感情の波が収まらないと感じたら:専門家への相談も視野に
今回ご紹介したスキルは、感情の波に日常的に対処するための有効な方法です。しかし、これらのスキルを試しても感情の波が収まらない、あるいは感情の波によって日常生活(仕事、人間関係、睡眠など)に継続的に支障が出ている場合は、一人で抱え込まずに専門家への相談を検討することも大切です。
精神的な不調は、適切なサポートがあれば回復に向かうことが十分に可能です。信頼できる専門家(カウンセラー、精神科医など)は、あなたの状況を理解し、よりパーソナルな対処法や必要なサポートを提供してくれます。
どこに相談すれば良いか分からない、誰に話せば安心できるか不安、と感じることもあるかもしれません。「にじいろメンタルケア」では、LGBTQ+当事者が安心して相談できる様々なリソースリストを提供しています。ぜひこれらの情報を活用し、あなたに合った相談先を見つける手助けにしてください。
まとめ:感情の波は乗りこなせる
感情の波は、生きている証拠であり、誰にでも訪れるものです。大切なのは、その波に飲み込まれてしまうのではなく、波を理解し、乗りこなすためのスキルを身につけることです。

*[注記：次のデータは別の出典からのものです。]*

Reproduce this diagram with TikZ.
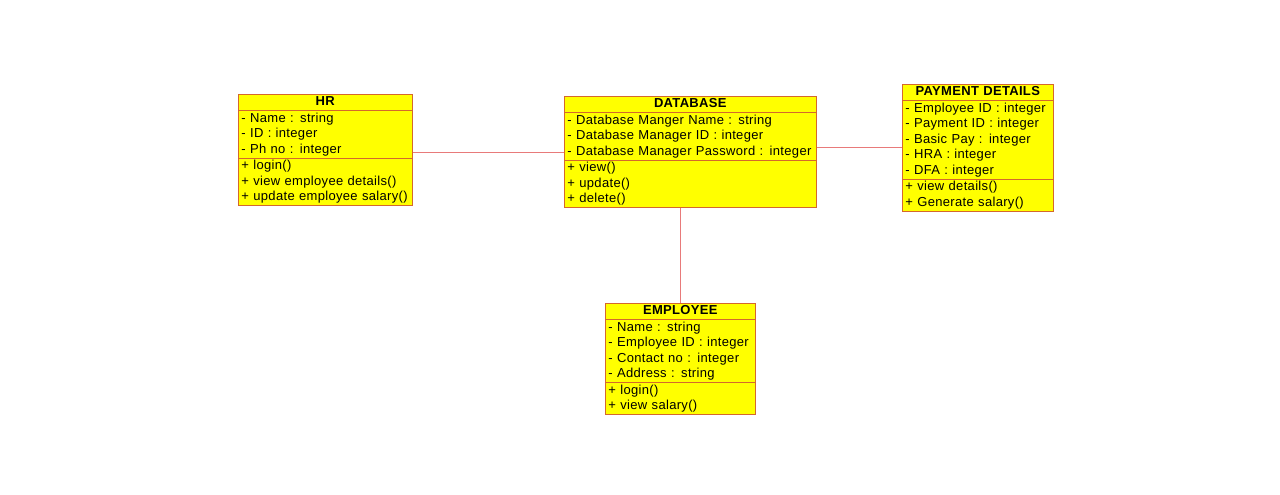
\documentclass[tikz,border=0pt]{standalone}
\usepackage{fontspec}
\setmainfont{Liberation Sans}[LetterSpace=2.5]
\usetikzlibrary{shapes.multipart}

\definecolor{umlyellow}{RGB}{255,255,0}
\definecolor{boxline}{RGB}{212,104,44}
\definecolor{linkred}{RGB}{232,122,122}

\tikzset{
  umlbox/.style={rectangle split, rectangle split parts=3, draw=boxline, fill=umlyellow,
    line width=0.9pt, inner xsep=3pt, inner ysep=0pt, align=left, anchor=north west,
    font=\fontsize{13}{15.5}\selectfont},
  link/.style={draw=linkred, line width=0.9pt}
}
\newcommand{\umltitle}[1]{\hfill\strut\textbf{#1}\hfill\null}

\begin{document}
\begin{tikzpicture}[x=1pt,y=1pt]
\useasboundingbox (0,0) rectangle (1280,-495);

% classes
\node[umlbox, text width=168pt] (hr) at (238,-94) {\umltitle{HR}
  \nodepart{two}\strut- Name : string\\- ID : integer\\- Ph no : integer\strut
  \nodepart{three}\strut+ login()\\+ view employee details()\\+ update employee salary()\strut};

\node[umlbox, text width=246pt] (db) at (564,-96) {\umltitle{DATABASE}
  \nodepart{two}\strut- Database Manger Name : string\\- Database Manager ID : integer\\- Database Manager Password : integer\strut
  \nodepart{three}\strut+ view()\\+ update()\\+ delete()\strut};

\node[umlbox, text width=145pt] (pay) at (902,-84) {\umltitle{PAYMENT DETAILS}
  \nodepart{two}\strut- Employee ID : integer\\- Payment ID : integer\\- Basic Pay : integer\\- HRA : integer\\- DFA : integer\strut
  \nodepart{three}\strut+ view details()\\+ Generate salary()\strut};

\node[umlbox, text width=144pt] (emp) at (605,-303) {\umltitle{EMPLOYEE}
  \nodepart{two}\strut- Name : string\\- Employee ID : integer\\- Contact no : integer\\- Address : string\strut
  \nodepart{three}\strut+ login()\\+ view salary()\strut};

% links
\draw[link] (db.west) -- (db.west -| hr.east);
\draw[link] (db.east |- pay.west) -- (pay.west);
\draw[link] (emp.north) -- (emp.north |- db.south);
\end{tikzpicture}
\end{document}
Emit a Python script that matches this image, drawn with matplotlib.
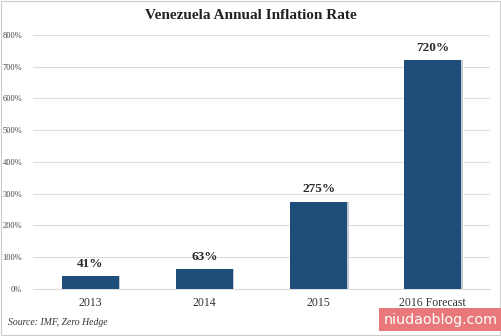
import matplotlib
matplotlib.use('Agg')
import matplotlib.pyplot as plt

years = ['2013', '2014', '2015', '2016 Forecast']
inflation = [41, 63, 275, 720]
y_ticks = [0, 100, 200, 300, 400, 500, 600, 700, 800]

bar_color = '#1f4d7a'
serif = ['Liberation Serif', 'DejaVu Serif']

fig = plt.figure(figsize=(5.01, 3.36), dpi=100)
fig.patch.set_facecolor('white')
ax = fig.add_axes([0.066, 0.140, 0.912, 0.756])

x = list(range(len(years)))
# faint shadow to the right of each bar
ax.bar([i + 0.012 for i in x], inflation, width=0.5, color='#c3cad2', zorder=2)
bars = ax.bar(x, inflation, width=0.5, color=bar_color, zorder=3)

for rect, v in zip(bars, inflation):
    ax.text(rect.get_x() + rect.get_width() / 2, v + 20, f'{v}%',
            ha='center', va='bottom', fontsize=9.5, fontweight='bold',
            family=serif, color='#2a2a2a')

ax.set_xlim(-0.5, 3.5)
ax.set_ylim(0, 800)
ax.set_yticks(y_ticks)
ax.set_yticklabels([f'{t}%' for t in y_ticks], family=serif, fontsize=6, color='#444444')
ax.set_xticks(x)
ax.set_xticklabels(years, family=serif, fontsize=8.5, color='#333333')
ax.tick_params(axis='both', length=0)
ax.tick_params(axis='x', pad=6)
ax.tick_params(axis='y', pad=8)

ax.grid(axis='y', color='#dcdcdc', linewidth=0.8, zorder=0)
for side in ['top', 'right', 'left']:
    ax.spines[side].set_visible(False)
ax.spines['bottom'].set_color('#dcdcdc')

fig.text(0.5, 0.955, 'Venezuela Annual Inflation Rate', ha='center', va='center',
         family=serif, fontsize=11, fontweight='bold', color='#222222')
fig.text(0.016, 0.04, 'Source: IMF, Zero Hedge', ha='left', va='center',
         family=serif, fontsize=7, style='italic', color='#333333')
fig.text(0.879, 0.049, 'niudaoblog.com', ha='center', va='center',
         fontsize=10.3, color='white', family='DejaVu Sans',
         bbox=dict(boxstyle='square,pad=0.3', facecolor='#e8787a', edgecolor='none'))

# thin frame around the whole image
fig.add_artist(plt.Rectangle((0.002, 0.003), 0.996, 0.994, transform=fig.transFigure,
                             fill=False, edgecolor='#cccccc', linewidth=0.8))

fig.savefig('out.png', dpi=100, facecolor='white')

今回ご紹介した感情調整スキルは、練習することで誰でも身につけることができます。完璧を目指す必要はありません。まずは一つでも二つでも、自分に合いそうなものから試してみてください。そして、心身が疲れているときは、自分を責めずに休息をとり、必要であれば専門家や利用できる相談先を頼ることをためらわないでください。
あなたの心が穏やかである時間を少しでも増やすために、この記事がその一助となれば幸いです。